(Figure scripts)
* * *

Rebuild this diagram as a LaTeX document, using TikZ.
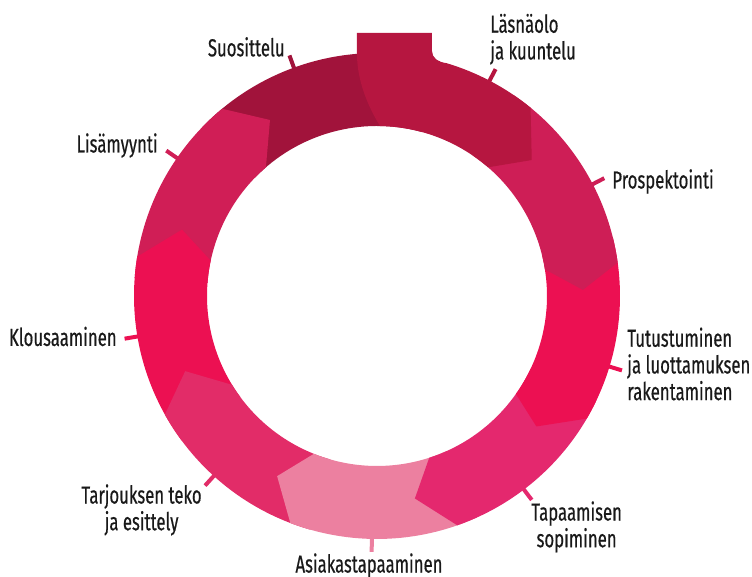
\documentclass[tikz,border=0pt]{standalone}
\usepackage{fontspec}
\setmainfont{Fira Sans}[FakeStretch=0.68, FakeBold=0.5]

\definecolor{suosittelu}{RGB}{161,19,59}
\definecolor{laesnaolo}{RGB}{182,22,64}
\definecolor{prospektointi}{RGB}{206,30,86}
\definecolor{tutustuminen}{RGB}{236,16,82}
\definecolor{tapaamisen}{RGB}{228,40,110}
\definecolor{asiakas}{RGB}{236,128,160}
\definecolor{tarjous}{RGB}{226,44,104}
\definecolor{klousaus}{RGB}{236,16,82}
\definecolor{lisamyynti}{RGB}{208,30,86}

\begin{document}
\begin{tikzpicture}[
	x=0.02cm, y=0.02cm,
	lbl/.style = {inner sep=0pt, text=black!90, font=\fontsize{14}{15.2}\selectfont},
	tick/.style = {line width=0.08cm}
     ]
	\useasboundingbox (-377,-281) rectangle (375,296);
%
		% ring pieces, last one drawn lies on top of the one after it
		\foreach \cl/\tl/\eo/\tp/\ei in {
			suosittelu/-224/-285/-285/-285,
			lisamyynti/-184.3/-230.4/-238.7/-229.2,
			klousaus/-143.5/-189.3/-198.8/-192,
			tarjous/-105.9/-150.8/-158.6/-148.5,
			asiakas/-65.7/-110.9/-119/-111.8,
			tapaamisen/-25.3/-70.7/-79.4/-72.1,
			tutustuminen/14/-30.3/-39.3/-35.2,
			prospektointi/55.8/7.9/1.7/9}
		\fill[\cl] (\tl:243) arc[start angle=\tl, end angle=\eo, radius=243]
			-- (\tp:206) -- (\ei:170) arc[start angle=\ei, end angle=\tl, radius=170] -- cycle;
%
		% first step with its tab on top
		\fill[laesnaolo] (3,170) .. controls (-13,196) and (-20,221) .. (-20,242)
			-- (-20,263) -- (55,263) -- (55,245) .. controls (55,238) and (61,234) .. (73.3:243)
			arc[start angle=73.3, end angle=50.8, radius=243] -- (41.3:206) -- (49.2:170)
			arc[start angle=49.2, end angle=89, radius=170] -- cycle;
%
		\foreach \a/\cl in {62.4/laesnaolo, 27.4/prospektointi, -16.9/tutustuminen,
			-52.8/tapaamisen, -91.2/asiakas, -132.2/tarjous, -170.4/klousaus,
			145.4/lisamyynti, 110/suosittelu}
		\draw[tick, \cl] (\a:241) -- (\a:256);
%
		\node[lbl, anchor=south west, align=left] (las) at (113,231) {Läsnäolo\\ja kuuntelu};
		\node[lbl, anchor=west] (pro) at (235,114.5) {Prospektointi};
		\node[lbl, anchor=west, align=left] (tut) at (250,-68) {Tutustuminen\\ja luottamuksen\\rakentaminen};
		\node[lbl, anchor=north west, align=center] (tap) at (154,-205) {Tapaamisen\\sopiminen};
		\node[lbl, anchor=north] (asi) at (-8,-257) {Asiakastapaaminen};
		\node[lbl, anchor=north east, align=center] (tar) at (-175,-188) {Tarjouksen teko\\ja esittely};
		\node[lbl, anchor=east] (klo) at (-260,-40.5) {Klousaaminen};
		\node[lbl, anchor=east] (lis) at (-219,150.5) {Lisämyynti};
		\node[lbl, anchor=south east] (suo) at (-92,239) {Suosittelu};
\end{tikzpicture}
\end{document}
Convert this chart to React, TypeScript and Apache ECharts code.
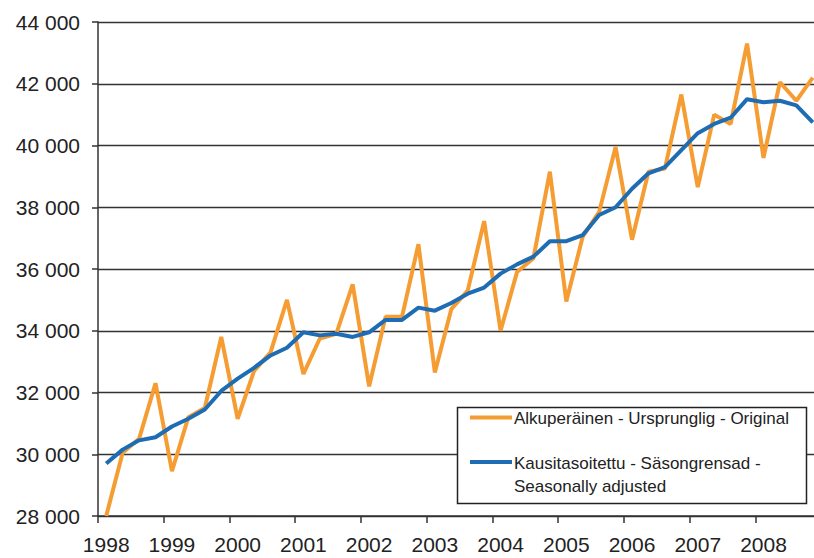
import React, { useEffect, useRef } from "react";
import * as echarts from "echarts";

const years = ["1998", "1999", "2000", "2001", "2002", "2003", "2004", "2005", "2006", "2007", "2008"];
const quarters = ["Q1", "Q2", "Q3", "Q4"];
const categories: string[] = years.flatMap((y) => quarters.map((q) => y + q));

const original = [
  28000, 30050, 30500, 32300,
  29450, 31200, 31500, 33800,
  31150, 32700, 33300, 35000,
  32600, 33750, 33900, 35500,
  32200, 34450, 34450, 36800,
  32650, 34700, 35300, 37550,
  34000, 35900, 36350, 39150,
  34950, 37050, 37850, 39950,
  36950, 39150, 39250, 41650,
  38650, 41000, 40700, 43300,
  39600, 42050, 41450, 42200,
];

const seasonal = [
  29700, 30150, 30450, 30550,
  30900, 31150, 31450, 32050,
  32450, 32800, 33200, 33450,
  33950, 33850, 33900, 33800,
  33950, 34350, 34350, 34750,
  34650, 34900, 35200, 35400,
  35850, 36150, 36400, 36900,
  36900, 37100, 37750, 38000,
  38600, 39100, 39300, 39850,
  40400, 40700, 40900, 41500,
  41400, 41450, 41300, 40750,
];

const seriesNames = [
  "Alkuperäinen - Ursprunglig - Original",
  "Kausitasoitettu - Säsongrensad -",
  "Seasonally adjusted",
];

const ORANGE = "#F59D33";
const BLUE = "#1E6CB4";
const INK = "#222222";
const FONT = 'Arial, "Liberation Sans", sans-serif';

export default function App() {
  const ref = useRef<HTMLDivElement>(null);

  useEffect(() => {
    document.body.style.margin = "0";
    const chart = echarts.init(ref.current!, null, { renderer: "svg" });
    chart.setOption({
      animation: false,
      backgroundColor: "#ffffff",
      grid: { left: 98, top: 22, width: 723, height: 494, containLabel: false },
      xAxis: {
        type: "category",
        data: categories,
        boundaryGap: true,
        axisLine: { show: true, lineStyle: { color: "#333", width: 1.5 } },
        axisTick: { show: true, interval: 3, length: 7, lineStyle: { color: "#333", width: 1.5 } },
        axisLabel: {
          interval: 3,
          formatter: (v: string) => v.slice(0, 4),
          fontSize: 21,
          fontFamily: FONT,
          color: INK,
          margin: 18,
        },
        splitLine: { show: false },
      },
      yAxis: {
        type: "value",
        min: 28000,
        max: 44000,
        interval: 2000,
        axisLine: { show: true, lineStyle: { color: "#333", width: 1.5 } },
        axisTick: { show: true, length: 6, lineStyle: { color: "#333", width: 1.5 } },
        axisLabel: {
          formatter: (v: number) => String(v).replace(/\B(?=(\d{3})+(?!\d))/g, " "),
          fontSize: 21,
          fontFamily: FONT,
          color: INK,
          margin: 18,
        },
        splitLine: { show: true, lineStyle: { color: "#333", width: 1.3 } },
      },
      series: [
        {
          name: seriesNames[0],
          type: "line",
          data: original,
          showSymbol: false,
          lineStyle: { color: ORANGE, width: 4 },
          itemStyle: { color: ORANGE },
        },
        {
          name: seriesNames[1] + " " + seriesNames[2],
          type: "line",
          data: seasonal,
          showSymbol: false,
          lineStyle: { color: BLUE, width: 4 },
          itemStyle: { color: BLUE },
        },
      ],
      graphic: [
        {
          type: "rect",
          z: 100,
          shape: { x: 457.5, y: 407.5, width: 349, height: 96 },
          style: { fill: "#ffffff", stroke: "#222", lineWidth: 1.5 },
        },
        {
          type: "line",
          z: 101,
          shape: { x1: 470, y1: 417.5, x2: 512, y2: 417.5 },
          style: { stroke: ORANGE, lineWidth: 4 },
        },
        {
          type: "line",
          z: 101,
          shape: { x1: 470, y1: 462, x2: 512, y2: 462 },
          style: { stroke: BLUE, lineWidth: 4 },
        },
        {
          type: "text",
          z: 101,
          x: 514,
          y: 418,
          style: { text: seriesNames[0], fontSize: 17, fontFamily: FONT, fill: INK, verticalAlign: "middle", align: "left" },
        },
        {
          type: "text",
          z: 101,
          x: 514,
          y: 463,
          style: { text: seriesNames[1], fontSize: 17, fontFamily: FONT, fill: INK, verticalAlign: "middle", align: "left" },
        },
        {
          type: "text",
          z: 101,
          x: 514,
          y: 486,
          style: { text: seriesNames[2], fontSize: 17, fontFamily: FONT, fill: INK, verticalAlign: "middle", align: "left" },
        },
      ],
    });
    return () => chart.dispose();
  }, []);

  return (
    <div style={{ position: "absolute", left: 0, top: 0, width: 814, height: 558, overflow: "hidden" }}>
      <div ref={ref} style={{ position: "absolute", left: 0, top: 0, width: 840, height: 558 }} />
    </div>
  );
}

* * *

Job: Leave out every picture, then retype exactly the lines from the one containing "Convert this chart" through the one containing "const ref = useRef<HTMLDivElement>(null);".

Answer below:
Convert this chart to React, TypeScript and Apache ECharts code.
import React, { useEffect, useRef } from "react";
import * as echarts from "echarts";

const years = ["1998", "1999", "2000", "2001", "2002", "2003", "2004", "2005", "2006", "2007", "2008"];
const quarters = ["Q1", "Q2", "Q3", "Q4"];
const categories: string[] = years.flatMap((y) => quarters.map((q) => y + q));

const original = [
  28000, 30050, 30500, 32300,
  29450, 31200, 31500, 33800,
  31150, 32700, 33300, 35000,
  32600, 33750, 33900, 35500,
  32200, 34450, 34450, 36800,
  32650, 34700, 35300, 37550,
  34000, 35900, 36350, 39150,
  34950, 37050, 37850, 39950,
  36950, 39150, 39250, 41650,
  38650, 41000, 40700, 43300,
  39600, 42050, 41450, 42200,
];

const seasonal = [
  29700, 30150, 30450, 30550,
  30900, 31150, 31450, 32050,
  32450, 32800, 33200, 33450,
  33950, 33850, 33900, 33800,
  33950, 34350, 34350, 34750,
  34650, 34900, 35200, 35400,
  35850, 36150, 36400, 36900,
  36900, 37100, 37750, 38000,
  38600, 39100, 39300, 39850,
  40400, 40700, 40900, 41500,
  41400, 41450, 41300, 40750,
];

const seriesNames = [
  "Alkuperäinen - Ursprunglig - Original",
  "Kausitasoitettu - Säsongrensad -",
  "Seasonally adjusted",
];

const ORANGE = "#F59D33";
const BLUE = "#1E6CB4";
const INK = "#222222";
const FONT = 'Arial, "Liberation Sans", sans-serif';

export default function App() {
  const ref = useRef<HTMLDivElement>(null);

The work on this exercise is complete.